Nancy Connell, a microbial geneticist who worked for years at Rutgers University studying anthrax and all sorts of other deadly and ominous germs, says exploring these predatory bacteria is the most exciting work she’s done in her career.
“This is the first time that I have felt we might have a way through many of these different infections,” says Connell, who has since moved to the Johns Hopkins Center for Health Security in Baltimore.
After seeing all the promising work in test-tube studies, Connell and her lab got DARPA funding to see if the germs would actually fight lung infections in rats. The answer was yes. “So that was actually our first and very exciting result,” she says.
The predators didn’t entirely wipe out the disease-causing bacteria, as antibiotics might. That makes sense, because predators rarely eradicate their prey. Connell’s colleague at Rutgers, Daniel Kadouri, notes that when lions eat too many zebras, they have trouble finding the few remaining, and that allows the zebra population to survive.
But unnaturally large doses of Bdellovibrio can reduce bacterial populations by a lot. “We’re talking about 99.99 percent, depending on the [animal] model we’re using,” Kadouri says.

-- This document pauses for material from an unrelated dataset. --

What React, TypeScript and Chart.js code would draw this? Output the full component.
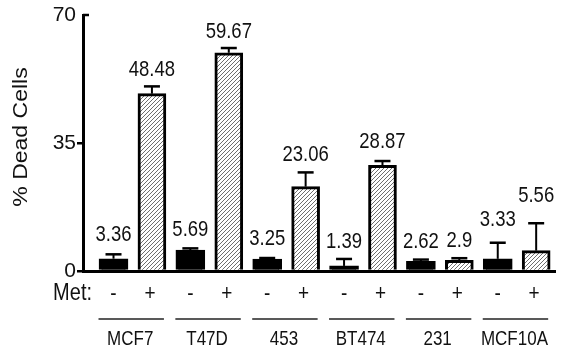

And even though it might sound creepy to consider deliberately infecting people with bacteria, extensive safety studies suggest that would be OK.
Still, when it comes to experimenting on humans, Kadouri is planning to start out with small steps – perhaps treating a local infection from a burn or wound, or a lung infection.
Could predatory bacteria ever become a replacement for antibiotics? Sockett doesn’t think so. She suspects that if doctors gave a big dose of this bacteria to people, the patients would develop an immune response to it that would hobble future treatment attempts.
“You get one shot at using the Bdellovibrio,” she says. “We would call this a fire-extinguisher approach, which is where you use the fire extinguisher to put out the fire. But if the fire extinguisher doesn’t work, you can’t go back for a second fire extinguisher.”
Still, the approach could be useful if given as a one-off preventive in advance of an anticipated germ warfare attack, or it could also work in a patient who has an infection that simply doesn’t respond to antibiotics, Connell says.
Of course, we won’t know whether it works at all in people until researchers can put it to the test. That’s the next step, and a big one.